- TASK INSTRUCTIONS -
Would you write out the listing verbatim and skip every picture in it?

- DATA BLOCK -
Begin

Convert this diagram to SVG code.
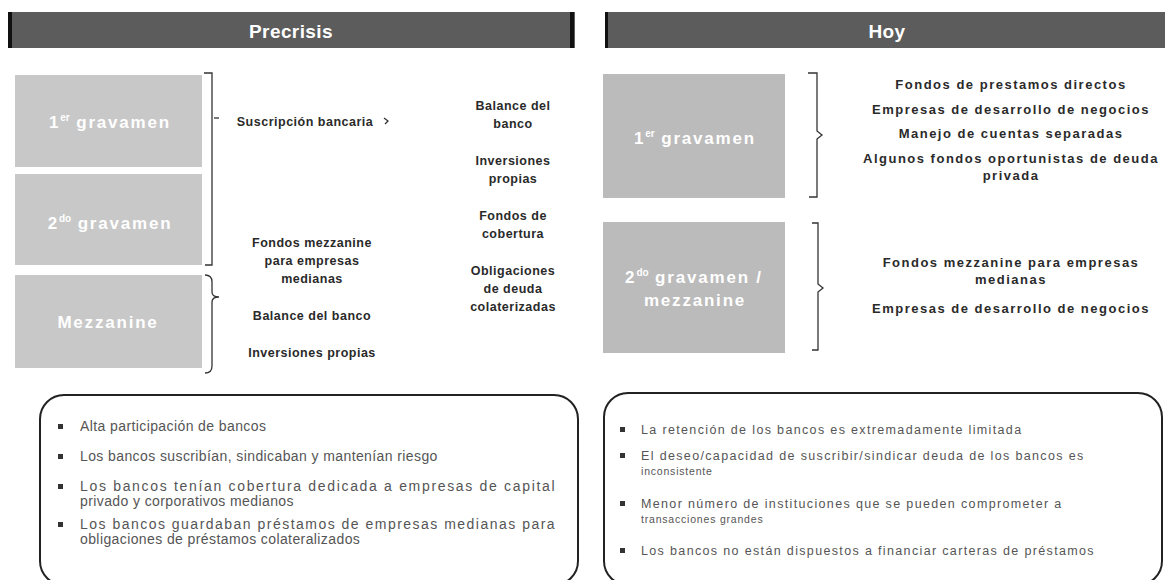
<svg xmlns="http://www.w3.org/2000/svg" width="1165" height="580" viewBox="0 0 1165 580">
<style>
.hdr{fill:#5c5c5c}
.hedge{fill:#111}
.htxt{font-family:"Liberation Sans",Arial,sans-serif;font-weight:bold;font-size:19px;fill:#fff;text-anchor:middle;letter-spacing:0.4px}
.boxL{fill:#c8c8c8}
.boxR{fill:#bbbbbb}
.btxt{font-family:"Liberation Sans",Arial,sans-serif;font-weight:bold;font-size:17px;fill:#fff;text-anchor:middle;letter-spacing:1.8px}
.sup{font-size:10px;letter-spacing:0}
.lbl{font-family:"Liberation Sans",Arial,sans-serif;font-weight:bold;font-size:12.5px;fill:#2a2a2a;text-anchor:middle;letter-spacing:0.5px}
.lblr{font-family:"Liberation Sans",Arial,sans-serif;font-weight:bold;font-size:13px;fill:#2a2a2a;text-anchor:middle;letter-spacing:1.5px}
.brace{fill:none;stroke:#333;stroke-width:1.3}
.panel{fill:none;stroke:#222;stroke-width:2}
.bul{fill:#333}
.btL{font-family:"Liberation Sans",Arial,sans-serif;font-size:14px;fill:#555;letter-spacing:0.4px}
.btR{font-family:"Liberation Sans",Arial,sans-serif;font-size:12.5px;fill:#555;letter-spacing:1.35px}
.btRs{font-family:"Liberation Sans",Arial,sans-serif;font-size:10.5px;fill:#555;letter-spacing:0.8px}
</style>
<rect width="1165" height="580" fill="#fff"/>
<g id="header-precrisis">
<rect class="hdr" x="8" y="12" width="567" height="36"/>
<rect class="hedge" x="8" y="12" width="4" height="36"/>
<rect class="hedge" x="570" y="12" width="4" height="36"/>
<text class="htxt" x="291" y="38">Precrisis</text>
</g>
<g id="header-hoy">
<rect class="hdr" x="605" y="12" width="560" height="36"/>
<rect class="hedge" x="605" y="12" width="3" height="36"/>
<text class="htxt" x="887" y="38">Hoy</text>
</g>
<g id="pre-1er-gravamen">
<rect class="boxL" x="15" y="75" width="187" height="92"/>
<text class="btxt" x="110" y="128">1<tspan class="sup" dy="-7">er</tspan><tspan dy="7"> gravamen</tspan></text>
</g>
<g id="pre-2do-gravamen">
<rect class="boxL" x="15" y="174" width="187" height="91"/>
<text class="btxt" x="110" y="229">2<tspan class="sup" dy="-7">do</tspan><tspan dy="7"> gravamen</tspan></text>
</g>
<g id="pre-mezzanine">
<rect class="boxL" x="15" y="275" width="187" height="93"/>
<text class="btxt" x="108" y="328">Mezzanine</text>
</g>
<g id="pre-col1">
<text class="lbl" x="305" y="126">Suscripción bancaria</text>
<text class="lbl" x="312" y="247">Fondos mezzanine</text>
<text class="lbl" x="312" y="265">para empresas</text>
<text class="lbl" x="312" y="283">medianas</text>
<text class="lbl" x="312" y="320">Balance del banco</text>
<text class="lbl" x="312" y="357">Inversiones propias</text>
</g>
<g id="pre-col2">
<text class="lbl" x="513" y="110">Balance del</text>
<text class="lbl" x="513" y="128">banco</text>
<text class="lbl" x="513" y="165">Inversiones</text>
<text class="lbl" x="513" y="183">propias</text>
<text class="lbl" x="513" y="220">Fondos de</text>
<text class="lbl" x="513" y="238">cobertura</text>
<text class="lbl" x="513" y="275">Obligaciones</text>
<text class="lbl" x="513" y="293">de deuda</text>
<text class="lbl" x="513" y="311">colaterizadas</text>
</g>
<g id="hoy-1er-gravamen">
<rect class="boxR" x="603" y="74" width="182" height="124"/>
<text class="btxt" x="695" y="144">1<tspan class="sup" dy="-7">er</tspan><tspan dy="7"> gravamen</tspan></text>
</g>
<g id="hoy-2do-gravamen">
<rect class="boxR" x="603" y="222" width="182" height="131"/>
<text class="btxt" x="694" y="283">2<tspan class="sup" dy="-7">do</tspan><tspan dy="7"> gravamen /</tspan></text>
<text class="btxt" x="695" y="306">mezzanine</text>
</g>
<g id="hoy-col1">
<text class="lblr" x="1011" y="89">Fondos de prestamos directos</text>
<text class="lblr" x="1011" y="114">Empresas de desarrollo de negocios</text>
<text class="lblr" x="1011" y="138">Manejo de cuentas separadas</text>
<text class="lblr" x="1011" y="163">Algunos fondos oportunistas de deuda</text>
<text class="lblr" x="1011" y="180">privada</text>
<text class="lblr" x="1011" y="267">Fondos mezzanine para empresas</text>
<text class="lblr" x="1011" y="284">medianas</text>
<text class="lblr" x="1011" y="313">Empresas de desarrollo de negocios</text>
</g>
<g id="connectors">
<path class="brace" d="M204,73 H212 V265 H205"/>
<path class="brace" d="M214,118 H219"/>
<path class="brace" d="M384,118 L388,121 L385,124"/>
<path class="brace" d="M205,275 Q212,275 212,282 V292 Q212,297 219,297 Q212,297 212,302 V366 Q212,373 205,373"/>
<path class="brace" d="M808,73 H817 V131 L822,135 L817,139 V197 H809"/>
<path class="brace" d="M812,223 H818 V284 L823,288 L818,292 V350 H812"/>
</g>
<g id="panel-precrisis">
<rect class="panel" x="40" y="395" width="538" height="190" rx="24"/>
<rect class="bul" x="58" y="424" width="5" height="5"/>
<rect class="bul" x="58" y="454" width="5" height="5"/>
<rect class="bul" x="58" y="484" width="5" height="5"/>
<rect class="bul" x="58" y="522" width="5" height="5"/>
<text class="btL" x="80" y="431">Alta participación de bancos</text>
<text class="btL" x="80" y="461">Los bancos suscribían, sindicaban y mantenían riesgo</text>
<text class="btL" x="80" y="491" textLength="475" lengthAdjust="spacing">Los bancos tenían cobertura dedicada a empresas de capital</text>
<text class="btL" x="80" y="506">privado y corporativos medianos</text>
<text class="btL" x="80" y="529" textLength="475" lengthAdjust="spacing">Los bancos guardaban préstamos de empresas medianas para</text>
<text class="btL" x="80" y="544">obligaciones de préstamos colateralizados</text>
</g>
<g id="panel-hoy">
<rect class="panel" x="604" y="393" width="558" height="192" rx="24"/>
<rect class="bul" x="620" y="427" width="5" height="5"/>
<rect class="bul" x="620" y="453" width="5" height="5"/>
<rect class="bul" x="620" y="501" width="5" height="5"/>
<rect class="bul" x="620" y="548" width="5" height="5"/>
<text class="btR" x="641" y="434">La retención de los bancos es extremadamente limitada</text>
<text class="btR" x="641" y="460">El deseo/capacidad de suscribir/sindicar deuda de los bancos es</text>
<text class="btRs" x="641" y="475">inconsistente</text>
<text class="btR" x="641" y="508">Menor número de instituciones que se pueden comprometer a</text>
<text class="btRs" x="641" y="523">transacciones grandes</text>
<text class="btR" x="641" y="555">Los bancos no están dispuestos a financiar carteras de préstamos</text>
</g>
</svg>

End

- ANSWER FOR THE TASK -
Convert this diagram to SVG code.
<svg xmlns="http://www.w3.org/2000/svg" width="1165" height="580" viewBox="0 0 1165 580">
<style>
.hdr{fill:#5c5c5c}
.hedge{fill:#111}
.htxt{font-family:"Liberation Sans",Arial,sans-serif;font-weight:bold;font-size:19px;fill:#fff;text-anchor:middle;letter-spacing:0.4px}
.boxL{fill:#c8c8c8}
.boxR{fill:#bbbbbb}
.btxt{font-family:"Liberation Sans",Arial,sans-serif;font-weight:bold;font-size:17px;fill:#fff;text-anchor:middle;letter-spacing:1.8px}
.sup{font-size:10px;letter-spacing:0}
.lbl{font-family:"Liberation Sans",Arial,sans-serif;font-weight:bold;font-size:12.5px;fill:#2a2a2a;text-anchor:middle;letter-spacing:0.5px}
.lblr{font-family:"Liberation Sans",Arial,sans-serif;font-weight:bold;font-size:13px;fill:#2a2a2a;text-anchor:middle;letter-spacing:1.5px}
.brace{fill:none;stroke:#333;stroke-width:1.3}
.panel{fill:none;stroke:#222;stroke-width:2}
.bul{fill:#333}
.btL{font-family:"Liberation Sans",Arial,sans-serif;font-size:14px;fill:#555;letter-spacing:0.4px}
.btR{font-family:"Liberation Sans",Arial,sans-serif;font-size:12.5px;fill:#555;letter-spacing:1.35px}
.btRs{font-family:"Liberation Sans",Arial,sans-serif;font-size:10.5px;fill:#555;letter-spacing:0.8px}
</style>
<rect width="1165" height="580" fill="#fff"/>
<g id="header-precrisis">
<rect class="hdr" x="8" y="12" width="567" height="36"/>
<rect class="hedge" x="8" y="12" width="4" height="36"/>
<rect class="hedge" x="570" y="12" width="4" height="36"/>
<text class="htxt" x="291" y="38">Precrisis</text>
</g>
<g id="header-hoy">
<rect class="hdr" x="605" y="12" width="560" height="36"/>
<rect class="hedge" x="605" y="12" width="3" height="36"/>
<text class="htxt" x="887" y="38">Hoy</text>
</g>
<g id="pre-1er-gravamen">
<rect class="boxL" x="15" y="75" width="187" height="92"/>
<text class="btxt" x="110" y="128">1<tspan class="sup" dy="-7">er</tspan><tspan dy="7"> gravamen</tspan></text>
</g>
<g id="pre-2do-gravamen">
<rect class="boxL" x="15" y="174" width="187" height="91"/>
<text class="btxt" x="110" y="229">2<tspan class="sup" dy="-7">do</tspan><tspan dy="7"> gravamen</tspan></text>
</g>
<g id="pre-mezzanine">
<rect class="boxL" x="15" y="275" width="187" height="93"/>
<text class="btxt" x="108" y="328">Mezzanine</text>
</g>
<g id="pre-col1">
<text class="lbl" x="305" y="126">Suscripción bancaria</text>
<text class="lbl" x="312" y="247">Fondos mezzanine</text>
<text class="lbl" x="312" y="265">para empresas</text>
<text class="lbl" x="312" y="283">medianas</text>
<text class="lbl" x="312" y="320">Balance del banco</text>
<text class="lbl" x="312" y="357">Inversiones propias</text>
</g>
<g id="pre-col2">
<text class="lbl" x="513" y="110">Balance del</text>
<text class="lbl" x="513" y="128">banco</text>
<text class="lbl" x="513" y="165">Inversiones</text>
<text class="lbl" x="513" y="183">propias</text>
<text class="lbl" x="513" y="220">Fondos de</text>
<text class="lbl" x="513" y="238">cobertura</text>
<text class="lbl" x="513" y="275">Obligaciones</text>
<text class="lbl" x="513" y="293">de deuda</text>
<text class="lbl" x="513" y="311">colaterizadas</text>
</g>
<g id="hoy-1er-gravamen">
<rect class="boxR" x="603" y="74" width="182" height="124"/>
<text class="btxt" x="695" y="144">1<tspan class="sup" dy="-7">er</tspan><tspan dy="7"> gravamen</tspan></text>
</g>
<g id="hoy-2do-gravamen">
<rect class="boxR" x="603" y="222" width="182" height="131"/>
<text class="btxt" x="694" y="283">2<tspan class="sup" dy="-7">do</tspan><tspan dy="7"> gravamen /</tspan></text>
<text class="btxt" x="695" y="306">mezzanine</text>
</g>
<g id="hoy-col1">
<text class="lblr" x="1011" y="89">Fondos de prestamos directos</text>
<text class="lblr" x="1011" y="114">Empresas de desarrollo de negocios</text>
<text class="lblr" x="1011" y="138">Manejo de cuentas separadas</text>
<text class="lblr" x="1011" y="163">Algunos fondos oportunistas de deuda</text>
<text class="lblr" x="1011" y="180">privada</text>
<text class="lblr" x="1011" y="267">Fondos mezzanine para empresas</text>
<text class="lblr" x="1011" y="284">medianas</text>
<text class="lblr" x="1011" y="313">Empresas de desarrollo de negocios</text>
</g>
<g id="connectors">
<path class="brace" d="M204,73 H212 V265 H205"/>
<path class="brace" d="M214,118 H219"/>
<path class="brace" d="M384,118 L388,121 L385,124"/>
<path class="brace" d="M205,275 Q212,275 212,282 V292 Q212,297 219,297 Q212,297 212,302 V366 Q212,373 205,373"/>
<path class="brace" d="M808,73 H817 V131 L822,135 L817,139 V197 H809"/>
<path class="brace" d="M812,223 H818 V284 L823,288 L818,292 V350 H812"/>
</g>
<g id="panel-precrisis">
<rect class="panel" x="40" y="395" width="538" height="190" rx="24"/>
<rect class="bul" x="58" y="424" width="5" height="5"/>
<rect class="bul" x="58" y="454" width="5" height="5"/>
<rect class="bul" x="58" y="484" width="5" height="5"/>
<rect class="bul" x="58" y="522" width="5" height="5"/>
<text class="btL" x="80" y="431">Alta participación de bancos</text>
<text class="btL" x="80" y="461">Los bancos suscribían, sindicaban y mantenían riesgo</text>
<text class="btL" x="80" y="491" textLength="475" lengthAdjust="spacing">Los bancos tenían cobertura dedicada a empresas de capital</text>
<text class="btL" x="80" y="506">privado y corporativos medianos</text>
<text class="btL" x="80" y="529" textLength="475" lengthAdjust="spacing">Los bancos guardaban préstamos de empresas medianas para</text>
<text class="btL" x="80" y="544">obligaciones de préstamos colateralizados</text>
</g>
<g id="panel-hoy">
<rect class="panel" x="604" y="393" width="558" height="192" rx="24"/>
<rect class="bul" x="620" y="427" width="5" height="5"/>
<rect class="bul" x="620" y="453" width="5" height="5"/>
<rect class="bul" x="620" y="501" width="5" height="5"/>
<rect class="bul" x="620" y="548" width="5" height="5"/>
<text class="btR" x="641" y="434">La retención de los bancos es extremadamente limitada</text>
<text class="btR" x="641" y="460">El deseo/capacidad de suscribir/sindicar deuda de los bancos es</text>
<text class="btRs" x="641" y="475">inconsistente</text>
<text class="btR" x="641" y="508">Menor número de instituciones que se pueden comprometer a</text>
<text class="btRs" x="641" y="523">transacciones grandes</text>
<text class="btR" x="641" y="555">Los bancos no están dispuestos a financiar carteras de préstamos</text>
</g>
</svg>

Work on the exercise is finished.